A jail visit

What can it possibly mean for someone to visit an accused person in jail?  Like Sen. Gloria Arroyo , the Makati school teachers,  who recently brought their pupils on a tour of the city jail where they unwittingly found themselves in a photo session with detained Rep. Romeo Jalosjos, have been chided by Pres. Ramos for sending what are perceived to be the “wrong signals” about crime.   Earlier, a visit from his colleagues from Congress had also been treated negatively by  media.

If even a convicted person does not cease to be worthy of the empathy of others, should an accused person whose crime is yet to be proven deserve less?  One wishes of course that the comfort that people give to those in need were equally allocated among perpetrators and their victims.   Failure to do so may be criticized as lack of prudence or sensitivity, as the nun in the film “Dead Man Walking” found out for herself.  But the show of sympathy itself – “to feel with others what they feel” – is an act of nobility.  It is a recognition of the simple truth that in this world we are all fellow sufferers.

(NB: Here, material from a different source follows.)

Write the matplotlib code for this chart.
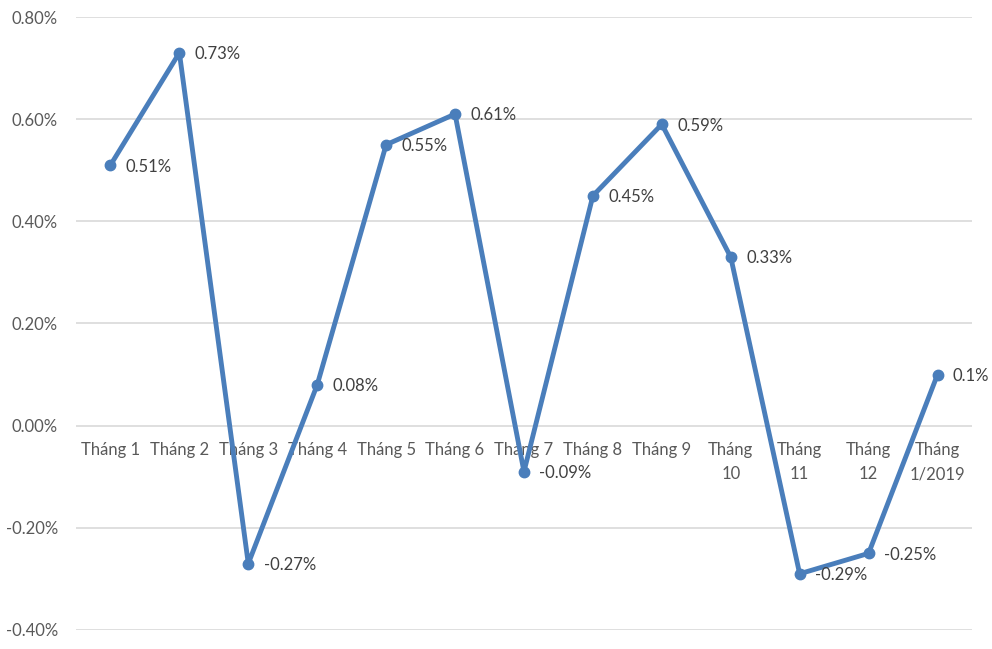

We worry too much and think too little of our justice system when we suspect that a visit from fellow legislators might result in a whitewash of the case against Jalosjos.  Or that an amiable meeting between the congressman and schoolchildren, recorded by photographers, would depict him as incapable of child abuse. There is sufficient public outrage about sexual crimes against children today to ensure continuing vigilant attention on this case.   What we should guard against rather is rushing to judgment to satisfy public preconceptions. It is well to heed Nietzsche’s reminder: “Convictions are more dangerous enemies of truth than lies.”

The teachers have explained their visit to the Makati city jail as part of a regular exposure trip to various government offices.  They were not making a call on Jalosjos, they said, even if they knew he was a detainee there.  It appears that it was the congressman himself who unself-consciously approached and shook hands with them, thus converting what would have been a visit to the zoo into a compassionate reaching-out to a beleaguered human being.  The congressman’s instinct was certainly flawless.

Responding to the President’s displeasure, Education Secretary Ricardo Gloria quickly ordered the teachers to explain how the visit fitted into the educational curriculum.  No admission of any error in judgment was made.  The teachers said it was a way to teach values. Their students came away with the moral lesson that in a democracy, no one is above the law, not even a congressman.  Nothing more has since been heard from Sec. Gloria.  And one hopes that he has not set up an investigating committee to examine the possibility of imposing sanctions on the teachers.

For indeed a visit to the city’s prison can offer a wealth of material for an interesting discussion on values, society, law and morality.   One could begin with the meaning of compassion and sympathy, the many accidents of life, the complex character of crime, the presumption of innocence, and the nature of punishment.  The teacher might ask her students to guess the class origins of the inmates, and to ponder why those from the lower classes seem to be over-represented.

If a jail visit by school kids were to be more than just a patronizing and voyeuristic  event, teachers could even encourage the students to sit down and talk with  some of the detainees.  There they might discover the value of contact and conversation with human beings who have been deprived of human company.  They might also discover and begin to ask how and why many accused people awaiting trial languish in prison for years without actually being convicted.

They might learn something about the value of solitude too —  of spending time with and cleansing one’s self, of revisiting one’s past, of re-describing it so that one becomes what one is.  They might realize that one need not wait until one is detained before setting off on a pilgrimage to one’s self.

And if the teacher were more adventurous, she might then proceed to undertake with her students an analysis of our own current values – why we hold them, the deeper beliefs in which they are rooted, and their actual fate in everyday life.    If this adventure were undertaken honestly, they would most likely come to the realization that many of the values enshrined in the values education program of DECS cannot be defended on strictly philosophical grounds.  One would then have to look at the particular history of our national community to understand fully why certain values, more than others, are important to us.

It is remarkable that the first justification that the teachers offered in defense of their pupils’ visit to the city jail and their chance meeting with Jalosjos pertained to the value that no one is above the law.  It was this value, they said, that they singularly drew from that visit.  The stress on that value is precisely meaningful in the light of its persistent conflict with the nature of power in highly unequal societies like ours. Always, it is the case:  what we cannot realize in practice, we tend to elevate into values.   We pay lip service to them, but we seldom use values to measure the existing institutions of our society.